Given task: From the entries below, extract every line that includes the word "with".

Data for this exercise:
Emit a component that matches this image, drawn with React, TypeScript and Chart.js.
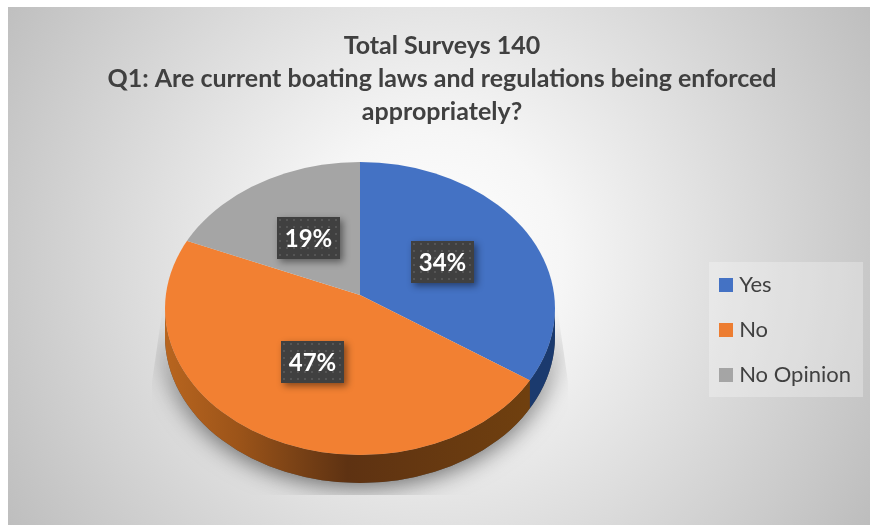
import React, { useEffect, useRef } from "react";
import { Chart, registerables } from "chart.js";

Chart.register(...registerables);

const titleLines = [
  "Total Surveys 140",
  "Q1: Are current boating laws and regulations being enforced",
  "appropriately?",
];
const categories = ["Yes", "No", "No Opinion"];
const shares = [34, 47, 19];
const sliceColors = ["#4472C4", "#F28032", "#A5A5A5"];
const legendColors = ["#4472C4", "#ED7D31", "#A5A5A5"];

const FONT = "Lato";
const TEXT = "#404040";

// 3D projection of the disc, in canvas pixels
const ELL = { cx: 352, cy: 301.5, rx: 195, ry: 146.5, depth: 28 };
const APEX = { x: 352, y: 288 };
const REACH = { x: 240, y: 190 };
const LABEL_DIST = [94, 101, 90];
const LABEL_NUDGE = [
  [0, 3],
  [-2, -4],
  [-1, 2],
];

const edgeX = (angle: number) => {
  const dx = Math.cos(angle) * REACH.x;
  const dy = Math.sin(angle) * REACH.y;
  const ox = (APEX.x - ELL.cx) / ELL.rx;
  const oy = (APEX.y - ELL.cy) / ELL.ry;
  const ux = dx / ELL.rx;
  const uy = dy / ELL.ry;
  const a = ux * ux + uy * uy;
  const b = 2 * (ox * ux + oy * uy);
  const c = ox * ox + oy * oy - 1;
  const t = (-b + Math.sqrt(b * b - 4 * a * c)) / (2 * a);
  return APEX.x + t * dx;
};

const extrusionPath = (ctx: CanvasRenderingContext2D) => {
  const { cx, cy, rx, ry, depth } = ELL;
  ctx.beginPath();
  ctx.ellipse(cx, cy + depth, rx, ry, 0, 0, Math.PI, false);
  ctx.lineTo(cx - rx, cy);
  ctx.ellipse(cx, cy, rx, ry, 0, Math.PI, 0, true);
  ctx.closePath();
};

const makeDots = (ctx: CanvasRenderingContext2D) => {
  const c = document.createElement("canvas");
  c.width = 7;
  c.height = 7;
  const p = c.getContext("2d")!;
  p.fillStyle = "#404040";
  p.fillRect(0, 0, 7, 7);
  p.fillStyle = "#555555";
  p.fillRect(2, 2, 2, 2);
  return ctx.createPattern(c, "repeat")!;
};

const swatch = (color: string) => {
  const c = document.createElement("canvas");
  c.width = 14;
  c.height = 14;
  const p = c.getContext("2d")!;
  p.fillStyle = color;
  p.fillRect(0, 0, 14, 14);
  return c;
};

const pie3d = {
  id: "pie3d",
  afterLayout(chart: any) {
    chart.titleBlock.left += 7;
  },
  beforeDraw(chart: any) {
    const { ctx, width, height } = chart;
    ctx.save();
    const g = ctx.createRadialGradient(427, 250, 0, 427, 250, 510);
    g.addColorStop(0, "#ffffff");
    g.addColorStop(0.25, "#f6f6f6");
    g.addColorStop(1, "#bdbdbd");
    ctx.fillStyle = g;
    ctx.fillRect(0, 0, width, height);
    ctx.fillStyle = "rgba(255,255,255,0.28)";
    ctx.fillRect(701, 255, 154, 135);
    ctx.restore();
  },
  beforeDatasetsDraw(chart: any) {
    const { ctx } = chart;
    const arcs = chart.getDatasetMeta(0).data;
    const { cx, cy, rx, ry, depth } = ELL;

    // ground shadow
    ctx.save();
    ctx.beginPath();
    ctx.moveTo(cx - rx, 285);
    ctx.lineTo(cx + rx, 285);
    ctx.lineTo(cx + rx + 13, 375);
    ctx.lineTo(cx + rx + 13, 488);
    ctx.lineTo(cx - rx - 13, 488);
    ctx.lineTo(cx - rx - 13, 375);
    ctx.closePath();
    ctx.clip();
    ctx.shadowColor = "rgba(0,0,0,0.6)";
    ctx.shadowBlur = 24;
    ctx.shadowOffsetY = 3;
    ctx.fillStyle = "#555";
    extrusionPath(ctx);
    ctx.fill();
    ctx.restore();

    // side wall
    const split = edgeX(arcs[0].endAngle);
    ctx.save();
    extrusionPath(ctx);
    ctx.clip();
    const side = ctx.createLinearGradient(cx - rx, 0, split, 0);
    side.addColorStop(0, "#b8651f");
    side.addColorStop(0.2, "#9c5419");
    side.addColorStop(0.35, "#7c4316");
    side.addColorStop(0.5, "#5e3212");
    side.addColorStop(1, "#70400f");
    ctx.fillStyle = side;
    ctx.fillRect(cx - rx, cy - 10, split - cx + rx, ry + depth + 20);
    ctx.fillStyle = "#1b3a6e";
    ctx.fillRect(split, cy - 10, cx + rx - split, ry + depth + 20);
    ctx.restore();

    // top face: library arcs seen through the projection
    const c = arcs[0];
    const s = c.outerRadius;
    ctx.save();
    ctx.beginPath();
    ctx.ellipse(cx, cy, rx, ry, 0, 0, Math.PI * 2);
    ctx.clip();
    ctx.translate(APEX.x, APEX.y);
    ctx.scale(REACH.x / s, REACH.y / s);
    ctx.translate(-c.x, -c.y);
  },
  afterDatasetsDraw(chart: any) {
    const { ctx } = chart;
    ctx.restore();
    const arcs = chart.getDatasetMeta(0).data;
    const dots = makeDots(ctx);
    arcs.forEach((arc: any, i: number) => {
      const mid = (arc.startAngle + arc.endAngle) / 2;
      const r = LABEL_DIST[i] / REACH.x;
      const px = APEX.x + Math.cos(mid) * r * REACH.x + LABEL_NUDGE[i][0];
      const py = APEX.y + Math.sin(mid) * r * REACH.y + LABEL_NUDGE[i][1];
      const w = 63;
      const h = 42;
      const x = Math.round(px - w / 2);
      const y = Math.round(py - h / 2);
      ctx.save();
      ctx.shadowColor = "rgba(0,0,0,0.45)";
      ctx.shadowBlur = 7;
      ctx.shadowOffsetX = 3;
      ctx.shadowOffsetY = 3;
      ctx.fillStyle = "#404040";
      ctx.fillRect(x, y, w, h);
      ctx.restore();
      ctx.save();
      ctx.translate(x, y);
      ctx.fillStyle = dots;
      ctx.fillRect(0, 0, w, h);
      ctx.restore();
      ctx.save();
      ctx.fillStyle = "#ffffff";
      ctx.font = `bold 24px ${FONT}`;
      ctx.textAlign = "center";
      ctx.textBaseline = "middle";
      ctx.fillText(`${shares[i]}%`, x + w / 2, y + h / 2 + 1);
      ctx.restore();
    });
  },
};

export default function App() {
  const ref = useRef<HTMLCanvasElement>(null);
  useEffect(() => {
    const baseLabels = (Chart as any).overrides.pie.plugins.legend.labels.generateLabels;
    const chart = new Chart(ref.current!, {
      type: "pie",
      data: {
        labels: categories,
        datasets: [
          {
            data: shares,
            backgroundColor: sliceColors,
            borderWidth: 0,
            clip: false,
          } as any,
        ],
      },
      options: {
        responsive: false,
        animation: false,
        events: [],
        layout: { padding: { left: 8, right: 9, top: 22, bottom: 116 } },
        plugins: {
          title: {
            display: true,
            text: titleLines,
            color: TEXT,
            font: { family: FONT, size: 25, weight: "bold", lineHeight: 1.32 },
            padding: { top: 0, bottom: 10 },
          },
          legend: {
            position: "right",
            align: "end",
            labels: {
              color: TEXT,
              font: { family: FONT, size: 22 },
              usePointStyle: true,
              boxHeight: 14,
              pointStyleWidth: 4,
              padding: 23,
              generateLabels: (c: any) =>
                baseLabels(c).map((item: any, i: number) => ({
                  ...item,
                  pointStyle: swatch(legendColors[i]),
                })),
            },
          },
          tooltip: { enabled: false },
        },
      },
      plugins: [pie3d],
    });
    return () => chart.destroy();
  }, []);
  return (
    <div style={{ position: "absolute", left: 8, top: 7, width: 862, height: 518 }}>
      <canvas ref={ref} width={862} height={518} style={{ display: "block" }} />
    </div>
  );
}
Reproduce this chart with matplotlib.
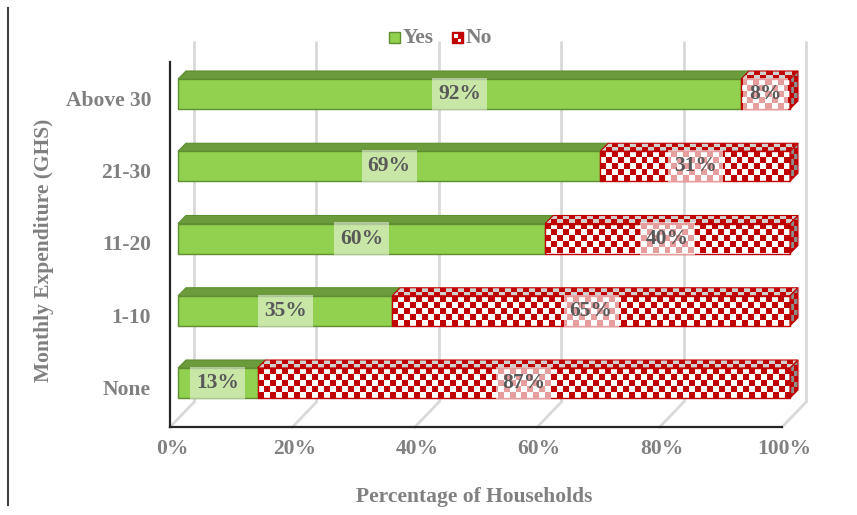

Solution to the exercise:
Emit a component that matches this image, drawn with React, TypeScript and Chart.js.
Reproduce this chart with matplotlib.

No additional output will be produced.